Useful Info on the Town of San Miguel

Colonias, fraccionamientos, parroquias, street names, and zipcodes

Colonias

The city of San Miguel de Cozumel is divided into various neighborhoods, called colonias. The term colonia is the official designation of a municipal-government delineated residential or mixed-use area and has a recognized border.

There are also neighborhoods that are called fraccionamientos (subdivisions) or areas of land that have been sub-divided into residential lots by a developer and sold off one by one to homeowners. Fraccionamientos may or may not lie within a colonia, but their borders never overlap. If a fraccionamiento is built outside of the borders of any colonia, it will most likely be re-designated as a colonia itself sometime in the future.

A few of the colonias in Cozumel were built up in sections, such as San Gervasio 1 and 2, or Flamingos 1 and 2. Most of the time, the sections of the colonia developed later are merged with the earlier section to become one combined colonia, and the original 1 and 2 sufixes are no longer official. However, in the case of the Colonias San Miguel 1 and San Miguel 2, the two sections became independent colonias, with the fraccionamientos of San Miguel 3 and the fraccionamiento of Flores Magon 3 (not to be confused with the colonia of Flores Magon located farther to the north east) incorporated into San Miguel 2.

Other geographic place names have also been superseded by newer names over the years, but the older names continue to be used by locals. The name of the colonia Gonzalo Guerrero was changed to Colonia Andres Quintana Roo, but nowadays you can see them both used interchangeably in daily use.

Zonas are the commercial equivalent of a colonia. On Cozumel, there are the Zona Hotelera Norte, Zona Hotelera Sur, and Zona Industrial.

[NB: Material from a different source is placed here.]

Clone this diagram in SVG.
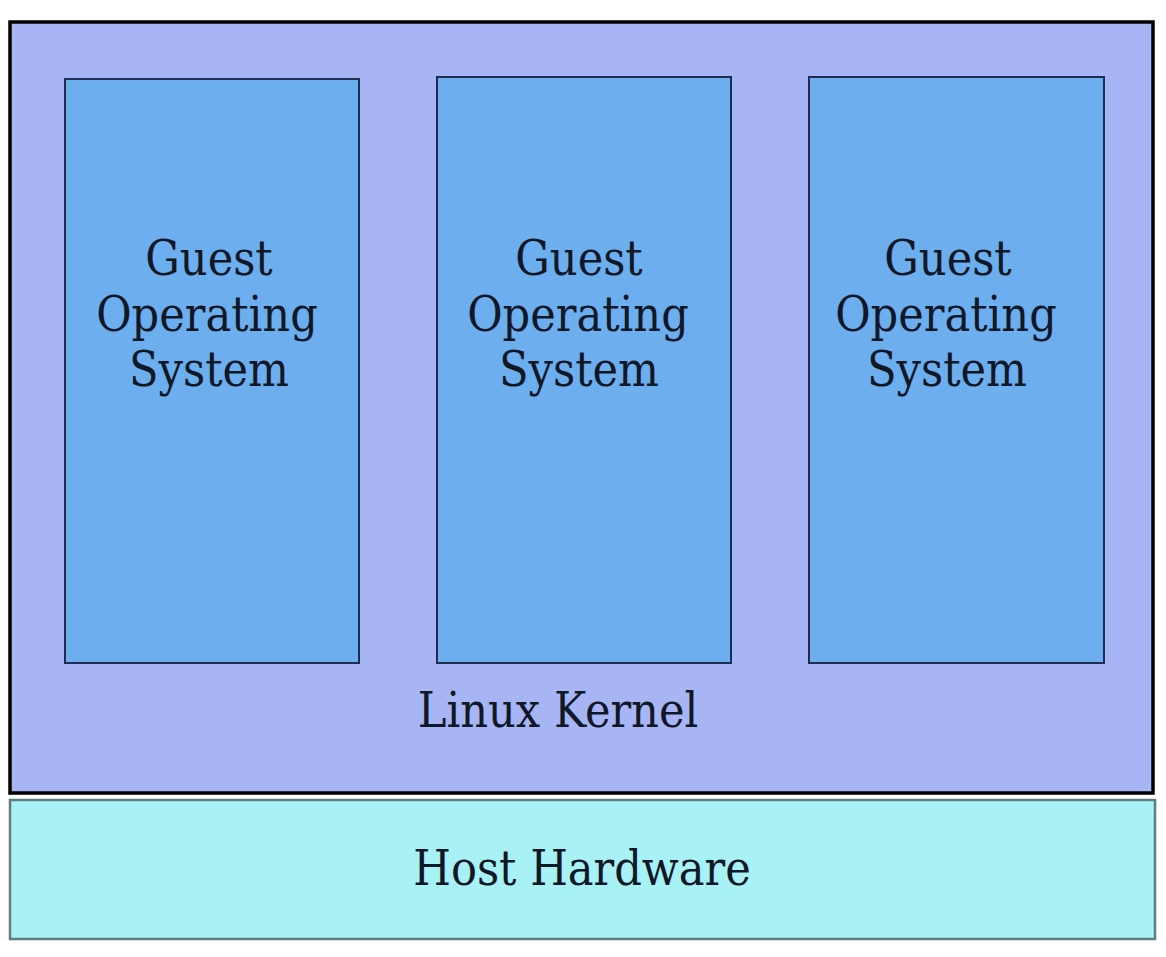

Another type of geographical division in the city is the parroquia, or parish. This ecclesiastically named area is always centered around a Catholic church. In Cozumel, the area commonly called “Corpus Christi” is actually the parroquia of Corpus Christi, which covers the colonia of Andres Quintana Roo as well as parts of the surrounding colonias.


Zip codes

Some time back, the city placed a new type of oval street sign at many of the town’s intersections. These new signs show the street name, the direction of traffic flow (as indicated by arrows), the zip code (codigo postal) and the name of the colonia where the sign is located. The problem with the signs, though, is that there was some miscommunication between the department of the government that erected the signs and the post office, so in some cases the zip codes printed on the signs do not coincide with the zip code the post office recognizes as the one for that colonia. Some colonias have their own zip code and others share a zip code with one or more other colonias.

Street names

The mislabeled street signs are not the only misleading directions you will run across here on the island. Many streets and avenues that were once indicated by a numeric designation have had that designation changed by the Ayuntamiento to a name to honor a person or a famous place, or a date to honor an historical event. Avenue 30 became Avenue Pedro Joaquín Coldwell. Avenue 65 became Avenida 8 de Octubre. Calle 11 Sur became Avenida Andres Quintana Roo. Calle 15 Sur became Avenida Xelha. These last two changes broke the old, long standing rule that avenues (avenidas) ran north-south and had the right-of-way while streets (calles) ran east-west and had stop signs. Some of these new names may make you sound like a time traveler (as in “I live on 8 de Octubre, in the Colonia of 10 de Abril”), however, these name changes (and many other examples of street name changes not mentioned) are often ignored by locals, who continue to use the old numeric designations of streets when giving directions.

As the city grew, the newer sections were often plated and built as unconnected fraccionamientos and only later tied into the city’s network of streets and avenues, sometimes with odd results. If you travel south on Calle 90 Sur in Colonia Flamingos, the street becomes Calle 85 Sur at the intersection of Avenida 35, as you pass into the Colonia Taxistas. Traveling south on 8 de Octubre, at one point the streets on the right are numbered (in this mind-numbing order) “23, 1, 25, 5, 27, 13, 31, and 35.”

The city also made liberal use of the Spanish word “bis” (meaning “repeated”) when naming streets. There are many examples of a street having a number designation like Avenida 10 (10th Avenue), only to have the next street over named Avenida 10 bis (10th Avenue Repeated). This to the extreme in Colonia Repobladores de 1848 where you can find an extension of the numeric name to cover more than one street is carried Calle 3 sur, next to a Calle 3 Sur A, next to a Calle 3 Sur Bis.

Some streets and roads have no signs, but do have official names. The coastal road on the west side of the island heading south from the city is the Carretera Costera Sur. The coastal road on the west side of the island heading north from the city is called Carretera San Juan. The section of Avenida Rafael E. Melgar that lies in front of downtown is also called the malecón in Spanish (the sea-wall street). Calle Juarez changes name to Carretera Transversal past the eastern edge of town. The coastal road on the eastern side of the island is a federal highway designated C-1 (for Cozumel 1).